PETALING JAYA: Malaysians have lost almost RM1.4 billion through commercial crimes from January to August this year, Bukit Aman Commercial Crime Investigation Department (CCID) director Datuk Mohd Kamarudin Md Din (pix) told theSun.

“The amount, RM1,389,329,194.49 in total, was chalked up through 21,089 cases. They involved crimes such as fraud, criminal breach of trust, unlicensed money lending, cybercrimes, counterfeit money, forgery and fraudulent appropriation of property,” he said.

Giving a breakdown of the crimes, Mohd Kamarudin said the highest financial losses were incurred through cheating, with RM981,664,147.85 involving 19,437 cases.

Next was criminal breach of trust (RM392,553,131.06, involving 575 cases), followed by unlicensed money lending (RM3,459,702, involving 533 cases) and cyber crimes (RM10,435,734.75, involving 377 cases).

He said counterfeit banknotes involved RM109,170 in 34 cases, forgery accounted for 52 cases but with no financial losses, misappropriation of property involved RM1,076,306.14 in 19 cases, VCD/DVD without “B” certificates involved no financial losses in five cases and there were 57 other cases involving RM51,002.70.

“The highest number of fraud cases recorded between January and August involved online purchases (6,449), followed by Macau scams (2,439), investments (2,379), non-existent loans (2,191), and African scams (549),” he said.

Mohd Kamarudin advised the public to stay vigilant and get to know the latest modus operandi involving commercial crimes.

“The CCID is constantly sharing information on the latest modus operandi of commercial crimes through our Facebook page at

“Please visit our Facebook page to get updated so as not to fall victim to scammers.

“You can also relay to us any advice, concerns or information on activities involving commercial crimes through our CCID Scam Response Centre at 03-2610 1559 or 03-2610 1599,” he said.

Criminologist Datuk Dr P. Sundaramoorthy, who is a member of the Malaysia Crime Prevention Foundation, said aggressive awareness campaigns can help prevent or lower the number of such scams.

“Creating awareness on how not to fall for a scammer’s trap is important.

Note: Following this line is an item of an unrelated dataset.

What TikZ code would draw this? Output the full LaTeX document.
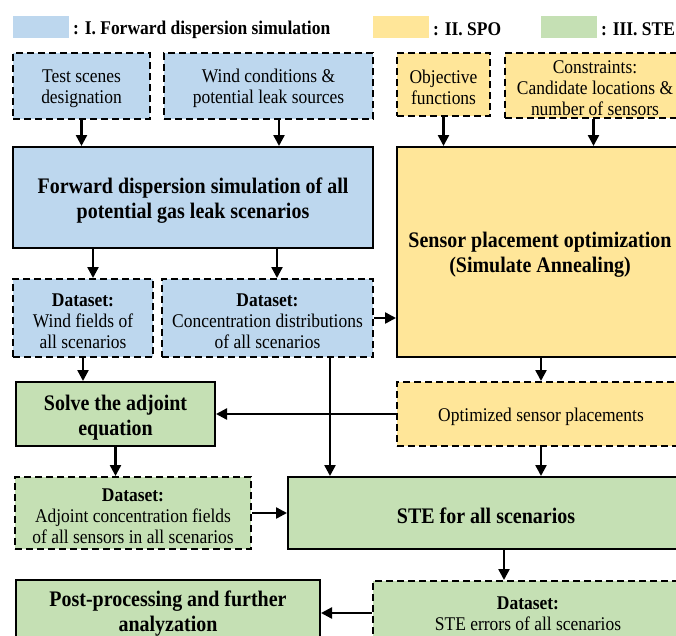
\documentclass[tikz,border=0pt]{standalone}
\usepackage{fontspec}
\setmainfont{Liberation Serif}[FakeStretch=0.9]
\usetikzlibrary{arrows.meta}
\definecolor{cblue}{HTML}{BDD7EE}
\definecolor{cyel}{HTML}{FFE699}
\definecolor{cgrn}{HTML}{C5E0B4}
\newcommand{\tstrut}{\rule{0pt}{0.98em}}
\begin{document}
\begin{tikzpicture}[x=1pt,y=-1pt,
  base/.style={draw=black, line width=2pt, align=center, inner sep=2pt, text=black},
  solidbox/.style={base, font=\fontsize{22.2}{25}\selectfont\bfseries},
  dashbox/.style={base, dash pattern=on 7pt off 4pt, font=\fontsize{19.4}{21}\selectfont},
  arr/.style={line width=2.4pt, -{Triangle[length=11pt,width=11pt]}},
  legrect/.style={minimum width=56pt, minimum height=22pt, inner sep=0pt},
  legtext/.style={anchor=west, font=\fontsize{19.4}{21}\selectfont\bfseries, inner sep=0pt}
]
\useasboundingbox (0,0) rectangle (676,635);
\clip (0,0) rectangle (676,635);

% legend
\node[legrect, fill=cblue] (lgb) at (41,27) {};
\node[legtext] (lgbt) at (73,29.5) {: I. Forward dispersion simulation};
\node[legrect, fill=cyel] (lgy) at (401,27) {};
\node[legtext] (lgyt) at (433,29.5) {: II. SPO};
\node[legrect, fill=cgrn] (lgg) at (569,27) {};
\node[legtext] (lggt) at (601,29.5) {: III. STE};

% row 1
\node[dashbox, fill=cblue, minimum width=137pt, minimum height=66pt] (test) at (81.5,86) {\tstrut Test scenes\\designation};
\node[dashbox, fill=cblue, minimum width=209pt, minimum height=66pt] (wind) at (268.5,86) {\tstrut Wind conditions \&\\potential leak sources};
\node[dashbox, fill=cyel, minimum width=93pt, minimum height=63pt] (obj) at (443.5,84.5) {\tstrut Objective\\functions};
\node[dashbox, fill=cyel, minimum width=180pt, minimum height=65pt] (cons) at (595,85.5) {\tstrut Constraints:\\Candidate locations \&\\number of sensors};

% row 2
\node[solidbox, fill=cblue, minimum width=360pt, minimum height=101pt] (fwd) at (193,197.5) {\tstrut Forward dispersion simulation of all\\potential gas leak scenarios};
\node[solidbox, fill=cyel, minimum width=286pt, minimum height=210pt] (spo) at (540,252) {\tstrut Sensor placement optimization\\(Simulate Annealing)};

% datasets
\node[dashbox, fill=cblue, minimum width=140pt, minimum height=78pt] (dwind) at (83,318) {\tstrut\textbf{Dataset:}\\Wind fields of\\all scenarios};
\node[dashbox, fill=cblue, minimum width=211pt, minimum height=78pt] (dconc) at (267.5,318) {\tstrut\textbf{Dataset:}\\Concentration distributions\\of all scenarios};

% row 4
\node[solidbox, fill=cgrn, minimum width=199pt, minimum height=64pt] (solve) at (115.5,414) {\tstrut Solve the adjoint\\equation};
\node[dashbox, fill=cyel, minimum width=288pt, minimum height=64pt] (opt) at (541,414) {\tstrut Optimized sensor placements};

% row 5
\node[dashbox, fill=cgrn, minimum width=236pt, minimum height=72pt] (dadj) at (133,513) {\tstrut\textbf{Dataset:}\\Adjoint concentration fields\\of all sensors in all scenarios};
\node[solidbox, fill=cgrn, minimum width=396pt, minimum height=72pt] (ste) at (486,513) {\tstrut STE for all scenarios};

% row 6
\node[dashbox, fill=cgrn, minimum width=310pt, minimum height=60pt] (derr) at (528,611) {\tstrut\textbf{Dataset:}\\STE errors of all scenarios};
\node[solidbox, fill=cgrn, minimum width=304pt, minimum height=62pt] (post) at (168,611) {\tstrut Post-processing and further\\analyzation};

% arrows
\draw[arr] (test.south) -- (test.south |- fwd.north);
\draw[arr] ([xshift=10.5pt]wind.south) -- ([xshift=10.5pt]wind.south |- fwd.north);
\draw[arr] (obj.south) -- (obj.south |- spo.north);
\draw[arr] ([xshift=-1.5pt]cons.south) -- ([xshift=-1.5pt]cons.south |- spo.north);
\draw[arr] ([xshift=10pt]dwind.north |- fwd.south) -- ([xshift=10pt]dwind.north);
\draw[arr] ([xshift=9.5pt]dconc.north |- fwd.south) -- ([xshift=9.5pt]dconc.north);
\draw[arr] (dconc.east) -- (dconc.east -| spo.west);
\draw[arr] (dwind.south) -- (dwind.south |- solve.north);
\draw[arr] ([xshift=62.5pt]dconc.south) -- ([xshift=62.5pt]dconc.south |- ste.north);
\draw[arr] (spo.south -| opt.north) -- (opt.north);
\draw[arr] (opt.west) -- (opt.west -| solve.east);
\draw[arr] (opt.south) -- (opt.south |- ste.north);
\draw[arr] (solve.south) -- (solve.south |- dadj.north);
\draw[arr] (dadj.east) -- (dadj.east -| ste.west);
\draw[arr] ([xshift=18pt]ste.south) -- ([xshift=18pt]ste.south |- derr.north);
\draw[arr] ([yshift=-2pt]derr.west) -- ([yshift=-2pt]derr.west -| post.east);
\end{tikzpicture}
\end{document}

It seems like every day, we read or hear of people losing their hard-earned money to scammers.

“The authorities and NGOs can step up their anti-scam campaigns by providing knowledge to the masses using social and mainstream media.”

Sundramoorthy said scams are financially lucrative for crime syndicates, especially when the probability of detection, arrest and prosecution is very low, not just in Malaysia but worldwide.

“Scamming has become as big as the drug trade that is happening globally.

“I am sure the authorities have a plan to tackle this issue. What the public can do now is to be prudent, conscious and careful. Stop answering phone calls from unknown numbers.

“If anyone wants to get in touch with you, they will send you a message and introduce themselves.”

However, Sundramoorthy said one of the biggest contributors to the high number of investment scams are those who willingly put money into “get rich quick” schemes.

“If everyone successfully gains a lot of money through investment schemes, all Malaysians will be rich, but that is not the case. So, it is too good to be true.

“People fall for such scams because of their greed, illogical thinking and gullibility.

“These people do not deserve sympathy because there is no easy way to get money. We all have to work hard for it,” he said.